Matrix multiplication question

Ok, so lately I have been writing a simple rendering engine for iOS using OpenGL es 2.0 spec. To do anything moderately exciting requires adding back in the model, view and projection matricies.

One of the most common operations a graphics engine performs is 4x4 matrix multiplication, which in itself performed many times in a given frame is quite computationally expensive:

matrix[0]  = m1[0]*m2[0]  +  m1[1]*m2[4]  + m1[2]*m2[8]   + m1[3]*m2[12];
matrix[1]  = m1[0]*m2[1]  +  m1[1]*m2[5]  + m1[2]*m2[9]   + m1[3]*m2[13];
matrix[2]  = m1[0]*m2[2]  +  m1[1]*m2[6]  + m1[2]*m2[10]  + m1[3]*m2[14];
…

matrix[15] = m1[12]*m2[3] +  m1[13]*m2[7] + m1[14]*m2[11] + m1[15]*m2[15];

Now for the sake of optimisation on the CPU side, I could setup a matrix multiplication daemon with threading to split the load.

However, the shader language gives the inbuilt matrix primitive and operations.

uniform mat4 m_model;
uniform mat4 m_view;
uniform mat4 m_projection;

gl_Position = m_projection * m_view * m_model * v_position;

Now my question is, is the matrix multiplication as expressed in the shader language (and presumable executed on the GPU) optimised? Does the matrix multiplication happen serially or in parallel? Is it better to send a precomputed on the CPU model view projection matrix to the vertex shader or is what I am doing here ok?

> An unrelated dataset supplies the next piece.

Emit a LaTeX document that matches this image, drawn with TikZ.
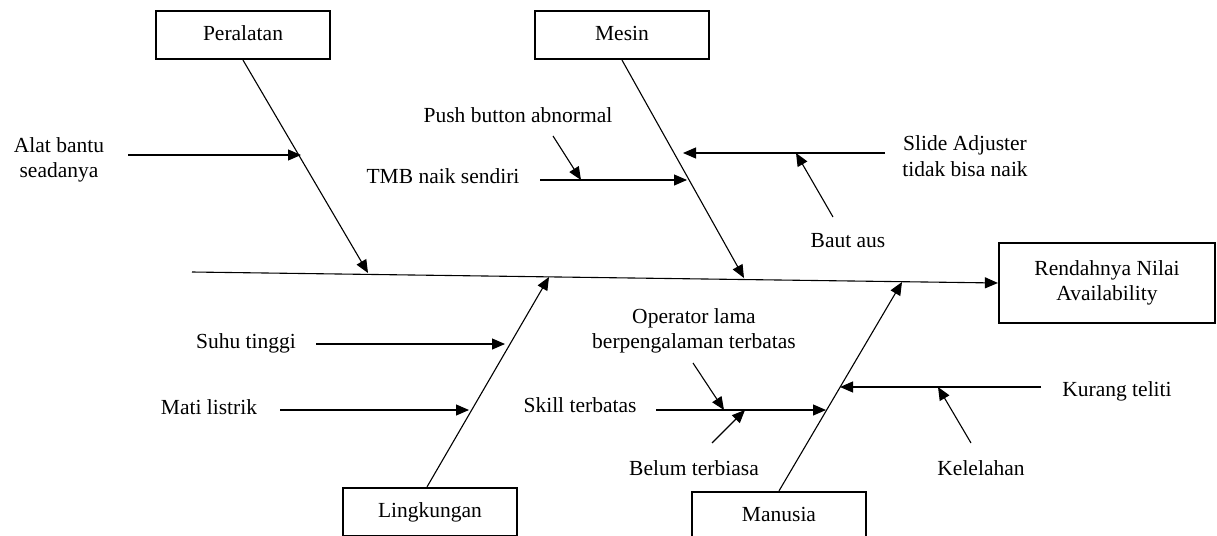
\documentclass[tikz,border=0pt]{standalone}
\usepackage{fontspec}
\setmainfont{Liberation Serif}
\usetikzlibrary{arrows.meta}
\begin{document}
\begin{tikzpicture}[x=1pt,y=-1pt,
  every node/.style={font=\fontsize{21.5}{25.5}\selectfont, inner sep=0pt},
  box/.style={draw, line width=2.2pt, minimum width=174pt, minimum height=48pt, text height=15pt, text depth=4.5pt},
  resbox/.style={draw, line width=2.2pt, minimum width=216pt, minimum height=80pt, align=center},
  lbl/.style={align=center},
  tx/.style={anchor=base},
  arr/.style={line width=1.1pt, -{Triangle[length=13pt,width=11pt]}}]
\useasboundingbox[fill=white] (0,0) rectangle (1217,535);

% category boxes
\node[box] (per) at (243,35) {Peralatan};
\node[box] (mes) at (622,35) {Mesin};
\node[box] (lin) at (430,512) {Lingkungan};
\node[box] (man) at (779,516) {Manusia};
\node[resbox] (res) at (1107,283) {Rendahnya Nilai\\Availability};

% spine
\coordinate (s0) at (192,272);
\draw[arr] (s0) -- (res.west);

% bone tips on spine
\coordinate (tper) at (368,273);
\coordinate (tmes) at (744,278);
\coordinate (tlin) at (549,277);
\coordinate (tman) at (902,282);
\draw[arr] (per.south) -- (tper);
\draw[arr] (mes.south) -- (tmes);
\draw[arr] (lin.north -| 427,0) -- (tlin);
\draw[arr] (man.north) -- (tman);

% texts
\node[lbl] (alat) at (59,160) {Alat bantu\\seadanya};
\node[tx] (push) at (518,122) {Push button abnormal};
\node[tx] (tmb) at (443,183) {TMB naik sendiri};
\node[lbl] (slide) at (965,156) {Slide Adjuster\\tidak bisa naik};
\node[tx] (baut) at (848,247) {Baut aus};
\node[tx] (suhu) at (246,348) {Suhu tinggi};
\node[tx] (mati) at (209,414) {Mati listrik};
\node[lbl] (oper) at (694,331) {Operator lama\\berpengalaman terbatas};
\node[tx] (skill) at (580,412) {Skill terbatas};
\node[tx] (belum) at (694,475) {Belum terbiasa};
\node[tx] (kurang) at (1117,396) {Kurang teliti};
\node[tx] (kel) at (981,475) {Kelelahan};

% cause arrows
\coordinate (a1) at (128,155); \coordinate (a2) at (301,155);
\draw[arr] (a1) -- (a2);
\coordinate (t1) at (540,180); \coordinate (t2) at (687,180);
\draw[arr] (t1) -- (t2);
\coordinate (p1) at (553,136); \coordinate (p2) at (581,180);
\draw[arr] (p1) -- (p2);
\coordinate (sl1) at (885,153); \coordinate (sl2) at (683,153);
\draw[arr] (sl1) -- (sl2);
\coordinate (b1) at (833,217); \coordinate (b2) at (796,153);
\draw[arr] (b1) -- (b2);
\coordinate (su1) at (316,344); \coordinate (su2) at (505,344);
\draw[arr] (su1) -- (su2);
\coordinate (m1) at (280,410); \coordinate (m2) at (469,410);
\draw[arr] (m1) -- (m2);
\coordinate (sk1) at (656,410); \coordinate (sk2) at (826,410);
\draw[arr] (sk1) -- (sk2);
\coordinate (o1) at (693,363); \coordinate (o2) at (724,410);
\draw[arr] (o1) -- (o2);
\coordinate (be1) at (712,443); \coordinate (be2) at (745,410);
\draw[arr] (be1) -- (be2);
\coordinate (k1) at (1041,387); \coordinate (k2) at (840,387);
\draw[arr] (k1) -- (k2);
\coordinate (ke1) at (971,443); \coordinate (ke2) at (938,387);
\draw[arr] (ke1) -- (ke2);
\end{tikzpicture}
\end{document}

The difference between doing the computation on the CPU vs the vertex shader is that computations done on the vertex shader are done per vertex. If you have a model with 10000 vertices, it’s almost always better to compute a combined model-view-projection matrix on the CPU, since it’s 10000 times fewer computations (even though GPUs are very efficient at arithmetic). If your models have only 4 vertices, it’s going to make very little difference - the bottleneck will be the draw call overheads rather than arithmetic.

Another tip is that if you are applying several matrices to a vector in a shader, use matrix-vector multiplications. Your example is equivalent to


gl_Position = ((m_projection * m_view) * m_model) * v_position;

at 64 + 64 + 16 = 144 multiplications, but


gl_Position = m_projection * (m_view * (m_model * v_position));

needs only 16 + 16 + 16 = 48 multiplications. A smart compiler might make that transformation for you, but it’s better to be on the safe side.

This topic was automatically closed 183 days after the last reply. New replies are no longer allowed.